* start *

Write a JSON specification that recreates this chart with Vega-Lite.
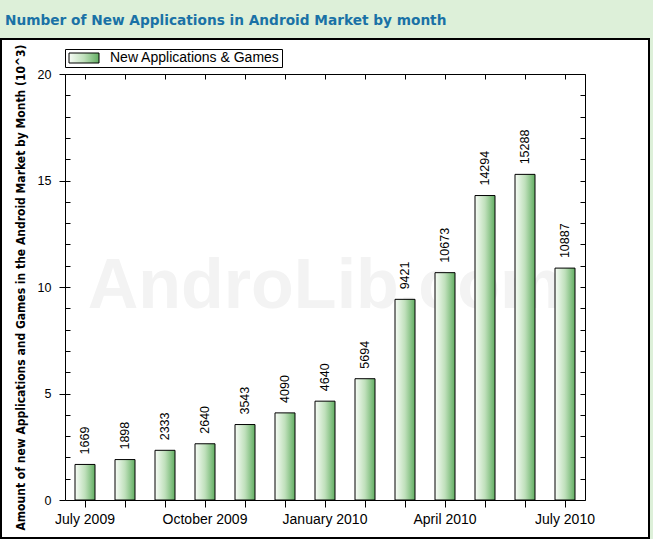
{
  "$schema": "https://vega.github.io/schema/vega-lite/v6.json",
  "autosize": "none",
  "width": 648,
  "height": 499,
  "padding": {"left": 1, "top": 39, "right": 4, "bottom": 1},
  "background": "#ddf0d9",
  "title": {
    "text": "Number of New Applications in Android Market by month",
    "anchor": "start",
    "frame": "group",
    "font": "DejaVu Sans",
    "fontSize": 13.7,
    "fontWeight": "bold",
    "color": "#1a72a6",
    "dx": 4,
    "offset": 11
  },
  "datasets": {
    "apps": [
      {"month": "July 2009", "count": 1669, "k": 1.669, "series": "New Applications & Games"},
      {"month": "August 2009", "count": 1898, "k": 1.898, "series": "New Applications & Games"},
      {"month": "September 2009", "count": 2333, "k": 2.333, "series": "New Applications & Games"},
      {"month": "October 2009", "count": 2640, "k": 2.64, "series": "New Applications & Games"},
      {"month": "November 2009", "count": 3543, "k": 3.543, "series": "New Applications & Games"},
      {"month": "December 2009", "count": 4090, "k": 4.09, "series": "New Applications & Games"},
      {"month": "January 2010", "count": 4640, "k": 4.64, "series": "New Applications & Games"},
      {"month": "February 2010", "count": 5694, "k": 5.694, "series": "New Applications & Games"},
      {"month": "March 2010", "count": 9421, "k": 9.421, "series": "New Applications & Games"},
      {"month": "April 2010", "count": 10673, "k": 10.673, "series": "New Applications & Games"},
      {"month": "May 2010", "count": 14294, "k": 14.294, "series": "New Applications & Games"},
      {"month": "June 2010", "count": 15288, "k": 15.288, "series": "New Applications & Games"},
      {"month": "July 2010", "count": 10887, "k": 10.887, "series": "New Applications & Games"}
    ],
    "wm": [
      {"month": "January 2010", "k": 10, "text": "AndroLib.com"}
    ]
  },
  "layer": [
    {
      "data": {"name": "wm"},
      "mark": {"type": "text", "font": "Liberation Sans", "fontWeight": "bold", "fontSize": 70, "color": "#f3f3f3", "align": "center", "baseline": "middle"},
      "encoding": {
        "x": {
          "field": "month", "type": "nominal",
          "scale": {
            "domain": ["July 2009", "August 2009", "September 2009", "October 2009", "November 2009", "December 2009", "January 2010", "February 2010", "March 2010", "April 2010", "May 2010", "June 2010", "July 2010"],
            "range": [64, 584], "paddingInner": 0.5, "paddingOuter": 0.25
          },
          "axis": {
            "orient": "bottom", "offset": -38, "title": null, "tickSize": 7, "labelPadding": 5,
            "labelAngle": 0, "labelOverlap": false, "labelFont": "Liberation Sans", "labelFontSize": 14, "labelColor": "#000000",
            "labelExpr": "indexof(['July 2009','October 2009','January 2010','April 2010','July 2010'], datum.value) >= 0 ? datum.label : ''"
          }
        },
        "y": {
          "field": "k", "type": "quantitative",
          "scale": {"domain": [0, 20], "range": [461, 35], "nice": false, "zero": true},
          "axis": {
            "orient": "left", "offset": -64, "values": [0, 5, 10, 15, 20], "tickSize": 6, "labelPadding": 8,
            "labelFont": "Liberation Sans", "labelFontSize": 12.5, "labelColor": "#000000",
            "title": "Amount of new Applications and Games in the Android Market by Month (10^3)",
            "titleFont": "DejaVu Sans Condensed, DejaVu Sans", "titleFontSize": 12, "titleFontWeight": "bold", "titleColor": "#000000", "titlePadding": 10
          }
        },
        "text": {"field": "text", "type": "nominal"}
      }
    },
    {
      "data": {"name": "apps"},
      "mark": {
        "type": "bar", "strokeWidth": 1,
        "fill": {"gradient": "linear", "x1": 0, "y1": 0, "x2": 1, "y2": 0,
          "stops": [{"offset": 0, "color": "#f7fcf6"}, {"offset": 0.5, "color": "#bfe0bb"}, {"offset": 1, "color": "#62ae62"}]}
      },
      "encoding": {
        "x": {"field": "month", "type": "nominal",
          "axis": {"orient": "bottom", "offset": -38, "title": null, "labels": false, "domain": false, "tickSize": -7}},
        "y": {"field": "k", "type": "quantitative",
          "axis": {"orient": "left", "offset": -64, "title": null, "labels": false, "domain": false, "tickSize": -5,
            "values": [0, 1, 2, 3, 4, 5, 6, 7, 8, 9, 10, 11, 12, 13, 14, 15, 16, 17, 18, 19, 20]}},
        "stroke": {
          "field": "series", "type": "nominal",
          "scale": {"range": ["#000000"]},
          "legend": {
            "orient": "none", "legendX": 64, "legendY": 10, "title": null,
            "strokeColor": "#000000", "fillColor": "#ffffff", "padding": 2,
            "labelFont": "Liberation Sans", "labelFontSize": 14, "labelColor": "#000000", "labelOffset": 29, "labelLimit": 400,
            "symbolType": "M-1,-1H5V1H-1Z", "symbolSize": 100, "symbolStrokeWidth": 1,
            "encode": {"symbols": {"update": {"fill": {"value": {"gradient": "linear", "x1": 0, "y1": 0, "x2": 1, "y2": 0,
              "stops": [{"offset": 0, "color": "#f7fcf6"}, {"offset": 1, "color": "#62ae62"}]}}, "stroke": {"value": "#000000"}}}}
          }
        }
      }
    },
    {
      "data": {"name": "apps"},
      "mark": {"type": "text", "angle": 270, "align": "left", "baseline": "middle", "dx": 10, "font": "Liberation Sans", "fontSize": 12.5, "color": "#000000"},
      "encoding": {
        "x": {"field": "month", "type": "nominal",
          "axis": {"orient": "top", "offset": -35, "title": null, "labels": false, "tickSize": -5}},
        "y": {"field": "k", "type": "quantitative",
          "axis": {"orient": "right", "offset": -64, "title": null, "labels": false, "tickSize": -5,
            "values": [0, 1, 2, 3, 4, 5, 6, 7, 8, 9, 10, 11, 12, 13, 14, 15, 16, 17, 18, 19, 20]}},
        "text": {"field": "count", "type": "quantitative", "format": "d"}
      }
    }
  ],
  "resolve": {"axis": {"x": "independent", "y": "independent"}},
  "config": {
    "view": {"fill": "#ffffff", "stroke": "#000000", "strokeWidth": 2},
    "axis": {"grid": false, "domainColor": "#000000", "tickColor": "#000000", "domainWidth": 1, "tickWidth": 1, "zindex": 1}
  }
}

* end *

### PROBLEM TO SOLVE
Reproduce the material word for word. Any pictures should be left out of the copy.

### EXERCISE SOLUTION
Write a JSON specification that recreates this chart with Vega-Lite.
{
  "$schema": "https://vega.github.io/schema/vega-lite/v6.json",
  "autosize": "none",
  "width": 648,
  "height": 499,
  "padding": {"left": 1, "top": 39, "right": 4, "bottom": 1},
  "background": "#ddf0d9",
  "title": {
    "text": "Number of New Applications in Android Market by month",
    "anchor": "start",
    "frame": "group",
    "font": "DejaVu Sans",
    "fontSize": 13.7,
    "fontWeight": "bold",
    "color": "#1a72a6",
    "dx": 4,
    "offset": 11
  },
  "datasets": {
    "apps": [
      {"month": "July 2009", "count": 1669, "k": 1.669, "series": "New Applications & Games"},
      {"month": "August 2009", "count": 1898, "k": 1.898, "series": "New Applications & Games"},
      {"month": "September 2009", "count": 2333, "k": 2.333, "series": "New Applications & Games"},
      {"month": "October 2009", "count": 2640, "k": 2.64, "series": "New Applications & Games"},
      {"month": "November 2009", "count": 3543, "k": 3.543, "series": "New Applications & Games"},
      {"month": "December 2009", "count": 4090, "k": 4.09, "series": "New Applications & Games"},
      {"month": "January 2010", "count": 4640, "k": 4.64, "series": "New Applications & Games"},
      {"month": "February 2010", "count": 5694, "k": 5.694, "series": "New Applications & Games"},
      {"month": "March 2010", "count": 9421, "k": 9.421, "series": "New Applications & Games"},
      {"month": "April 2010", "count": 10673, "k": 10.673, "series": "New Applications & Games"},
      {"month": "May 2010", "count": 14294, "k": 14.294, "series": "New Applications & Games"},
      {"month": "June 2010", "count": 15288, "k": 15.288, "series": "New Applications & Games"},
      {"month": "July 2010", "count": 10887, "k": 10.887, "series": "New Applications & Games"}
    ],
    "wm": [
      {"month": "January 2010", "k": 10, "text": "AndroLib.com"}
    ]
  },
  "layer": [
    {
      "data": {"name": "wm"},
      "mark": {"type": "text", "font": "Liberation Sans", "fontWeight": "bold", "fontSize": 70, "color": "#f3f3f3", "align": "center", "baseline": "middle"},
      "encoding": {
        "x": {
          "field": "month", "type": "nominal",
          "scale": {
            "domain": ["July 2009", "August 2009", "September 2009", "October 2009", "November 2009", "December 2009", "January 2010", "February 2010", "March 2010", "April 2010", "May 2010", "June 2010", "July 2010"],
            "range": [64, 584], "paddingInner": 0.5, "paddingOuter": 0.25
          },
          "axis": {
            "orient": "bottom", "offset": -38, "title": null, "tickSize": 7, "labelPadding": 5,
            "labelAngle": 0, "labelOverlap": false, "labelFont": "Liberation Sans", "labelFontSize": 14, "labelColor": "#000000",
            "labelExpr": "indexof(['July 2009','October 2009','January 2010','April 2010','July 2010'], datum.value) >= 0 ? datum.label : ''"
          }
        },
        "y": {
          "field": "k", "type": "quantitative",
          "scale": {"domain": [0, 20], "range": [461, 35], "nice": false, "zero": true},
          "axis": {
            "orient": "left", "offset": -64, "values": [0, 5, 10, 15, 20], "tickSize": 6, "labelPadding": 8,
            "labelFont": "Liberation Sans", "labelFontSize": 12.5, "labelColor": "#000000",
            "title": "Amount of new Applications and Games in the Android Market by Month (10^3)",
            "titleFont": "DejaVu Sans Condensed, DejaVu Sans", "titleFontSize": 12, "titleFontWeight": "bold", "titleColor": "#000000", "titlePadding": 10
          }
        },
        "text": {"field": "text", "type": "nominal"}
      }
    },
    {
      "data": {"name": "apps"},
      "mark": {
        "type": "bar", "strokeWidth": 1,
        "fill": {"gradient": "linear", "x1": 0, "y1": 0, "x2": 1, "y2": 0,
          "stops": [{"offset": 0, "color": "#f7fcf6"}, {"offset": 0.5, "color": "#bfe0bb"}, {"offset": 1, "color": "#62ae62"}]}
      },
      "encoding": {
        "x": {"field": "month", "type": "nominal",
          "axis": {"orient": "bottom", "offset": -38, "title": null, "labels": false, "domain": false, "tickSize": -7}},
        "y": {"field": "k", "type": "quantitative",
          "axis": {"orient": "left", "offset": -64, "title": null, "labels": false, "domain": false, "tickSize": -5,
            "values": [0, 1, 2, 3, 4, 5, 6, 7, 8, 9, 10, 11, 12, 13, 14, 15, 16, 17, 18, 19, 20]}},
        "stroke": {
          "field": "series", "type": "nominal",
          "scale": {"range": ["#000000"]},
          "legend": {
            "orient": "none", "legendX": 64, "legendY": 10, "title": null,
            "strokeColor": "#000000", "fillColor": "#ffffff", "padding": 2,
            "labelFont": "Liberation Sans", "labelFontSize": 14, "labelColor": "#000000", "labelOffset": 29, "labelLimit": 400,
            "symbolType": "M-1,-1H5V1H-1Z", "symbolSize": 100, "symbolStrokeWidth": 1,
            "encode": {"symbols": {"update": {"fill": {"value": {"gradient": "linear", "x1": 0, "y1": 0, "x2": 1, "y2": 0,
              "stops": [{"offset": 0, "color": "#f7fcf6"}, {"offset": 1, "color": "#62ae62"}]}}, "stroke": {"value": "#000000"}}}}
          }
        }
      }
    },
    {
      "data": {"name": "apps"},
      "mark": {"type": "text", "angle": 270, "align": "left", "baseline": "middle", "dx": 10, "font": "Liberation Sans", "fontSize": 12.5, "color": "#000000"},
      "encoding": {
        "x": {"field": "month", "type": "nominal",
          "axis": {"orient": "top", "offset": -35, "title": null, "labels": false, "tickSize": -5}},
        "y": {"field": "k", "type": "quantitative",
          "axis": {"orient": "right", "offset": -64, "title": null, "labels": false, "tickSize": -5,
            "values": [0, 1, 2, 3, 4, 5, 6, 7, 8, 9, 10, 11, 12, 13, 14, 15, 16, 17, 18, 19, 20]}},
        "text": {"field": "count", "type": "quantitative", "format": "d"}
      }
    }
  ],
  "resolve": {"axis": {"x": "independent", "y": "independent"}},
  "config": {
    "view": {"fill": "#ffffff", "stroke": "#000000", "strokeWidth": 2},
    "axis": {"grid": false, "domainColor": "#000000", "tickColor": "#000000", "domainWidth": 1, "tickWidth": 1, "zindex": 1}
  }
}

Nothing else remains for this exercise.